Two major patrons were Vogue’s Anna Wintour and André Leon Talley, both of whom had grand plans for Galliano. “John was sleeping in a sleeping bag on the floor of a friend’s house,” recalled Leon Talley to The Cut. Prior to this show, Galliano was forced to skip a season and after it, he lost his backer and his studio space, prompting Wintour and Talley to flex their muscles and make the world know that Galliano was Vogue-approved. “André would come by the studio every night with bags of McDonalds to feed everyone,” remembers Chhibber. After the show, Wintour organised a trip to New York for Galliano, where he met uptown society doyennes such as Anne Bass and Nan Kempner, marking the beginning of his couture clientele, as well as John Bult and Mark Rice from investment bank Pain-Webber, which put up $50,000 to stage the next show. Leon Talley persuaded Portuguese art and couture patroness, São Schlumberger, to lend her empty 17th century hôtel particulier as a venue and weeks before the show, Team Galliano were working from its decrepit kitchen on the now-iconic 17 bias-cut Japonisme-inspired looks (Osterhoudt remembers finding a 1970s disco, complete with lava lamps and leather booths, in the basement).

The Impact
Wintour’s most potent level of support came in the extensive editorial coverage devoted to Galliano in the March 1994 issue. Two major spreads styled by Grace Coddington and photographed by Ellen von Unwerth and Steven Meisel showcased the best of Princess Lucretia. ‘The Piano Lesson’, von Unwerth’s saturated ‘style essay’ was set on the sandy shores of Jamaica, complete with tulle-covered taffeta crinolines and chiffon blouses – an ode to the collection’s connection to The Piano. Meisel’s spread, however, was devoted to the altogether more shoppable and sinuous slip dresses, modelled by Linda Evangelista in a 1930s boudoir. “For once in my life, the pictures had been shot to look commercial,” says Galliano, “Not Dotty Duchess dresses but, like that silk jersey dress you have to have now. RIGHT now!” It ignited a demand for his bias-cut dresses, which Wintour credits as “a symbol of what women wore at night in the nineties, and that was John, completely John.”

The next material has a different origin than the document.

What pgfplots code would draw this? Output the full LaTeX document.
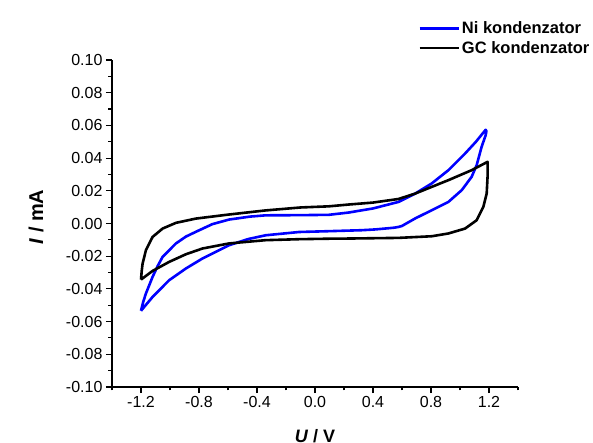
\documentclass[border=0pt]{standalone}
\usepackage{pgfplots}
\pgfplotsset{compat=1.18}
\usepackage{fontspec}
\setmainfont{Liberation Sans}
\definecolor{niblue}{RGB}{0,0,255}
\begin{document}
\begin{tikzpicture}[x=1pt,y=1pt]
\useasboundingbox (-112,-56) rectangle (481,387);
\begin{axis}[at={(0,0)}, anchor=south west, scale only axis, width=406pt, height=327pt,
 xmin=-1.4, xmax=1.4, ymin=-0.1, ymax=0.1,
 axis lines=left, axis line style={-, line width=1.3pt},
 every tick/.style={black, line width=1.1pt},
 tick align=outside, major tick length=6pt, minor tick length=3.5pt,
 xtick={-1.2,-0.8,-0.4,0,0.4,0.8,1.2},
 minor xtick={-1.4,-1.0,-0.6,-0.2,0.2,0.6,1.0,1.4},
 ytick={-0.1,-0.08,-0.06,-0.04,-0.02,0,0.02,0.04,0.06,0.08,0.1},
 minor ytick={-0.09,-0.07,-0.05,-0.03,-0.01,0.01,0.03,0.05,0.07,0.09},
 scaled ticks=false,
 /pgf/number format/assume math mode=true,
 xticklabel style={/pgf/number format/.cd, fixed, fixed zerofill, precision=1},
 yticklabel style={/pgf/number format/.cd, fixed, fixed zerofill, precision=2},
 tick label style={font=\fontsize{16}{19}\selectfont},
 xlabel={\textit{U} / V},
 ylabel={\textit{I} / mA},
 xlabel style={font=\bfseries\fontsize{18}{22}\selectfont, at={(0.5,0)}, anchor=north, inner sep=0pt, yshift=-42pt},
 ylabel style={font=\bfseries\fontsize{20}{24}\selectfont, at={(0,0.52)}, anchor=center, yshift=76pt},
 legend style={at={(0.754,1.123)}, anchor=north west, draw=none, fill=none,
   font=\bfseries\fontsize{16.5}{19}\selectfont, inner sep=0pt, row sep=2pt},
 legend cell align=left,
 legend image code/.code={\draw[#1,line width=2.6pt] (0pt,0pt) -- (39pt,0pt);},
 clip=false,
]
\addplot[niblue, line width=2.6pt, line join=round] coordinates {
(-1.200,-0.0534) (-1.185,-0.0480) (-1.166,-0.0428) (-1.120,-0.0326) (-1.085,-0.0260) (-1.051,-0.0204)
(-0.959,-0.0122) (-0.890,-0.0080) (-0.822,-0.0051) (-0.708,-0.0004) (-0.593,0.0024) (-0.450,0.0042)
(-0.340,0.0050) (-0.110,0.0051) (0.095,0.0053) (0.232,0.0067) (0.400,0.0092) (0.576,0.0132)
(0.691,0.0183) (0.805,0.0245) (0.920,0.0326) (1.035,0.0428) (1.110,0.0500) (1.160,0.0555)
(1.177,0.0573) (1.182,0.0565) (1.177,0.0540) (1.149,0.0469) (1.115,0.0357) (1.080,0.0285)
(1.012,0.0204) (0.920,0.0132) (0.805,0.0081) (0.691,0.0031) (0.600,-0.0015) (0.576,-0.0021)
(0.550,-0.0025) (0.530,-0.0027) (0.420,-0.0036) (0.324,-0.0041) (0.095,-0.0047) (-0.110,-0.0052)
(-0.340,-0.0072) (-0.460,-0.0095) (-0.593,-0.0133) (-0.776,-0.0214) (-0.890,-0.0275) (-1.006,-0.0347)
(-1.120,-0.0449) (-1.200,-0.0534)
};
\addlegendentry{Ni kondenzator}
\addplot[black, line width=2.6pt, line join=round] coordinates {
(-1.200,-0.0343) (-1.195,-0.0290) (-1.189,-0.0245) (-1.166,-0.0163) (-1.120,-0.0082) (-1.051,-0.0031)
(-0.959,0.0004) (-0.822,0.0030) (-0.593,0.0055) (-0.340,0.0080) (-0.100,0.0098) (0.095,0.0105)
(0.232,0.0116) (0.400,0.0128) (0.576,0.0150) (0.691,0.0183) (0.805,0.0224) (0.920,0.0265)
(1.080,0.0326) (1.190,0.0377) (1.191,0.0330) (1.190,0.0285) (1.184,0.0183) (1.161,0.0102)
(1.115,0.0020) (1.035,-0.0031) (0.920,-0.0061) (0.805,-0.0078) (0.576,-0.0088) (0.232,-0.0092)
(0.095,-0.0093) (-0.110,-0.0096) (-0.340,-0.0102) (-0.593,-0.0122) (-0.776,-0.0153) (-0.890,-0.0188)
(-1.006,-0.0235) (-1.120,-0.0290) (-1.200,-0.0343)
};
\addlegendentry{GC kondenzator}
\end{axis}
\end{tikzpicture}
\end{document}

What made Princess Lucretia so potent was the sheer romance and sincerity of it, due to Galliano’s magical marriage of narrative and craft. Just months before, one critic had described the ready-to-wear shows as so derivative that they were akin to necrophilia, and while other designers were experimenting with deconstruction and grunge-infused aesthetics, Galliano’s utter dedication to construction and beauty was a gasp of fresh air. “This really set the ball rolling for John to do couture,” says Mesh Chhibber. “This show had a couture sensibility that was really pivotal in placing him at Givenchy.” Within a year and a half Galliano was appointed as creative director at Givenchy, taking his die-hard couture clientele with him and becoming the first English couturier since the forefather of it all, Charles Frederick Worth – not bad for the son of a South London plumber. It heralded a new age of the designer as rock star, shaking up the ancien régime of couture’s discreet post-war culture and imbuing it with a sense of narrative, spectacle and theatre.